Scan the data below for the string "this". Show every line where it turns up.

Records
begin

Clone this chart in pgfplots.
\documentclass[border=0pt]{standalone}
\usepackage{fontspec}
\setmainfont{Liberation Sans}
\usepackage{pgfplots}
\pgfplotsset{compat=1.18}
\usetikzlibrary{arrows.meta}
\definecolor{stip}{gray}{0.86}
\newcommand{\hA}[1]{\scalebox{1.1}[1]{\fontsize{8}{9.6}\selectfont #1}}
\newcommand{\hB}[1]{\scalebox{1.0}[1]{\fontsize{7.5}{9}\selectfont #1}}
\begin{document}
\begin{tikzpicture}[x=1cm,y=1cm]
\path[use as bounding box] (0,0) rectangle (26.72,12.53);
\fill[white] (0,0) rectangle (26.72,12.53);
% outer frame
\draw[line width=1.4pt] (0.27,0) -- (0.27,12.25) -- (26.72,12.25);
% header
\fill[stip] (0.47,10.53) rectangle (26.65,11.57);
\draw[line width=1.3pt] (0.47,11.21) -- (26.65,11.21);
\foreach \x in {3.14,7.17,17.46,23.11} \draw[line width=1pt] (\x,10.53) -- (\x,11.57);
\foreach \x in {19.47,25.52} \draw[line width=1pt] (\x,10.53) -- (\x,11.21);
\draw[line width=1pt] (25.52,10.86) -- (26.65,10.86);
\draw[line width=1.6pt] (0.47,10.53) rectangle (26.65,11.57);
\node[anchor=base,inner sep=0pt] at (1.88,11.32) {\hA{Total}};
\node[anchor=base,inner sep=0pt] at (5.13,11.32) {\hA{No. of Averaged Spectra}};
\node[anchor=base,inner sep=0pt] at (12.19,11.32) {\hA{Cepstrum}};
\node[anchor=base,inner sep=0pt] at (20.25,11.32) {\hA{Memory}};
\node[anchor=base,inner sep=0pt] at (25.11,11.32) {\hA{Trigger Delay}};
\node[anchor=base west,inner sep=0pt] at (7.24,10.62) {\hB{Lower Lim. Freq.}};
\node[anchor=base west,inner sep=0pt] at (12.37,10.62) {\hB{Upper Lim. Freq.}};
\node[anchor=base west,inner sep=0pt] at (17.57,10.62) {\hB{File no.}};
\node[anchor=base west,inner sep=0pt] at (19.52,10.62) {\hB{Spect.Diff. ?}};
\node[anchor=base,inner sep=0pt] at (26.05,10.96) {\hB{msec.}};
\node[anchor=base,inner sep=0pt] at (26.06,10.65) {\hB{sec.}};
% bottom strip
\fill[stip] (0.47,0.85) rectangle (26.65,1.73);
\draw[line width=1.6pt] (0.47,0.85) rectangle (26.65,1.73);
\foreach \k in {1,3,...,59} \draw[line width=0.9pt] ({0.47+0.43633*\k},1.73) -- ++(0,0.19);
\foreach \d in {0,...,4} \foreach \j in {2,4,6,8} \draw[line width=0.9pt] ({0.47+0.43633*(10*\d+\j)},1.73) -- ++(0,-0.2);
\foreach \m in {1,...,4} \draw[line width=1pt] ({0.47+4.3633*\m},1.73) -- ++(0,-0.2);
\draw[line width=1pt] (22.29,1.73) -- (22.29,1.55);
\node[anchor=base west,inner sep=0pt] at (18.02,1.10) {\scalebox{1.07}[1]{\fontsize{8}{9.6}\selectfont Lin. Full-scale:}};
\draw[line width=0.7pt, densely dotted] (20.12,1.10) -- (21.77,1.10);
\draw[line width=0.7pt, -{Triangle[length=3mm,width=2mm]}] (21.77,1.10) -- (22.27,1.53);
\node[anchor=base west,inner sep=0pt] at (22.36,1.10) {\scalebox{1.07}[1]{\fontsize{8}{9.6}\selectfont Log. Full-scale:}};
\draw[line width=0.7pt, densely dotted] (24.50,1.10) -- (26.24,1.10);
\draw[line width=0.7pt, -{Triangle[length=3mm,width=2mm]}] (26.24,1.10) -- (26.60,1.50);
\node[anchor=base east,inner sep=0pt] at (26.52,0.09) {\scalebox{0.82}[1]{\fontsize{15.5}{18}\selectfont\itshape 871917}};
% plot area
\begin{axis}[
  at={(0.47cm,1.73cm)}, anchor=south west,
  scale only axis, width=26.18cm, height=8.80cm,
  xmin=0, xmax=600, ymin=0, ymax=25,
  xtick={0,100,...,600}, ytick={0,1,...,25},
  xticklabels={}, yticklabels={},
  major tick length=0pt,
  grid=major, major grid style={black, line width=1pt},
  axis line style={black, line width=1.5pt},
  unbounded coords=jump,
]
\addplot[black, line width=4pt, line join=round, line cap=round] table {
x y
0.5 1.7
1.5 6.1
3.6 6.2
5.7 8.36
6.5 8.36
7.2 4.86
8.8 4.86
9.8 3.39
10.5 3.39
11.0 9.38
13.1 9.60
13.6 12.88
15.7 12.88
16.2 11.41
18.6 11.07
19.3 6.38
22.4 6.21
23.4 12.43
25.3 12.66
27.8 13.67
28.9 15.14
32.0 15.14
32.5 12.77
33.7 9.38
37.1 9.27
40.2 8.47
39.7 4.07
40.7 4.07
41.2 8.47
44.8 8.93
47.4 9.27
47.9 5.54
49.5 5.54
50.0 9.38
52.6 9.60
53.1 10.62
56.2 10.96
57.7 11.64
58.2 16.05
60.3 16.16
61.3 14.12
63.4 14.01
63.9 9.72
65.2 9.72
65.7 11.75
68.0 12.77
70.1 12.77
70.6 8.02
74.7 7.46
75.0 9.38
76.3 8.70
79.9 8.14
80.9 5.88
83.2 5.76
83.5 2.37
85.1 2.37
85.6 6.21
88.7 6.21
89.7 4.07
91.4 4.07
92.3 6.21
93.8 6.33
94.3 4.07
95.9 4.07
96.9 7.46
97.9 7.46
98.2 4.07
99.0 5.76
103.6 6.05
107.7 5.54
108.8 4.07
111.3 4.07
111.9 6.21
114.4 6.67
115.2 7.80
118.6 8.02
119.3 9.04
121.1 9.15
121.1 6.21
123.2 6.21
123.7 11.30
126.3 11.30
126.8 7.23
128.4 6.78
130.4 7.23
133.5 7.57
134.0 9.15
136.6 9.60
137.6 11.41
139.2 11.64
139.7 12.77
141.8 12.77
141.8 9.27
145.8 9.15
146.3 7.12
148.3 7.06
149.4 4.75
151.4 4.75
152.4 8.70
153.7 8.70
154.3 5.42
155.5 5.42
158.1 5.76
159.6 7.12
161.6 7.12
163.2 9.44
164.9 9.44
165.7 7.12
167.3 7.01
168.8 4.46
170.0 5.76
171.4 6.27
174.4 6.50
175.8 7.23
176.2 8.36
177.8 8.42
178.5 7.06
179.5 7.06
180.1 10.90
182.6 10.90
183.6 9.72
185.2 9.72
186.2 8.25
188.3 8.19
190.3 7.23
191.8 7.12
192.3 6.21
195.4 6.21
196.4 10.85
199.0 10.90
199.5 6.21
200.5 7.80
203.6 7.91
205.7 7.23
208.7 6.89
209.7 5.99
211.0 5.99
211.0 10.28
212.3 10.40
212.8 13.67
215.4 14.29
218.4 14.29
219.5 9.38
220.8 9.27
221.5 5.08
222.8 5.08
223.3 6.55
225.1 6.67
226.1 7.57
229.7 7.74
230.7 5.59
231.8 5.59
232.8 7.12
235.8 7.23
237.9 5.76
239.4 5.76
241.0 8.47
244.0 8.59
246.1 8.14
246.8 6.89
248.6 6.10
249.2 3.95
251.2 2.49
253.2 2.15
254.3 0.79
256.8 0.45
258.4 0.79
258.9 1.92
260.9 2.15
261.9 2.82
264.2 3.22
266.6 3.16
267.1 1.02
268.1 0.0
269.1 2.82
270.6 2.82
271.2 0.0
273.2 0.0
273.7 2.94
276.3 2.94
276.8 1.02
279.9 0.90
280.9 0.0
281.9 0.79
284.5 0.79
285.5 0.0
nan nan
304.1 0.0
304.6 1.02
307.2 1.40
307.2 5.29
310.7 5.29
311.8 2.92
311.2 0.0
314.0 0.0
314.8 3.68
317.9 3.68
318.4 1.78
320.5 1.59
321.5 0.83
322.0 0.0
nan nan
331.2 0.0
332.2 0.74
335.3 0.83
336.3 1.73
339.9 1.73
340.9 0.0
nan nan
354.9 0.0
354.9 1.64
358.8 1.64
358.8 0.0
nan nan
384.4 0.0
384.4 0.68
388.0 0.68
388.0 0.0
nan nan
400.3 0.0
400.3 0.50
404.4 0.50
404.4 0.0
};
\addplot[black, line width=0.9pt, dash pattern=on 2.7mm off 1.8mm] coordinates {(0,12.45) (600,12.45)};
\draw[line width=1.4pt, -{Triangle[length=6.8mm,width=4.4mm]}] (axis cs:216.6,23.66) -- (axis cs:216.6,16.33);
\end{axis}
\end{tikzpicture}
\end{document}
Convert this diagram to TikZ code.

end

Exercise result
Clone this chart in pgfplots.
Convert this diagram to TikZ code.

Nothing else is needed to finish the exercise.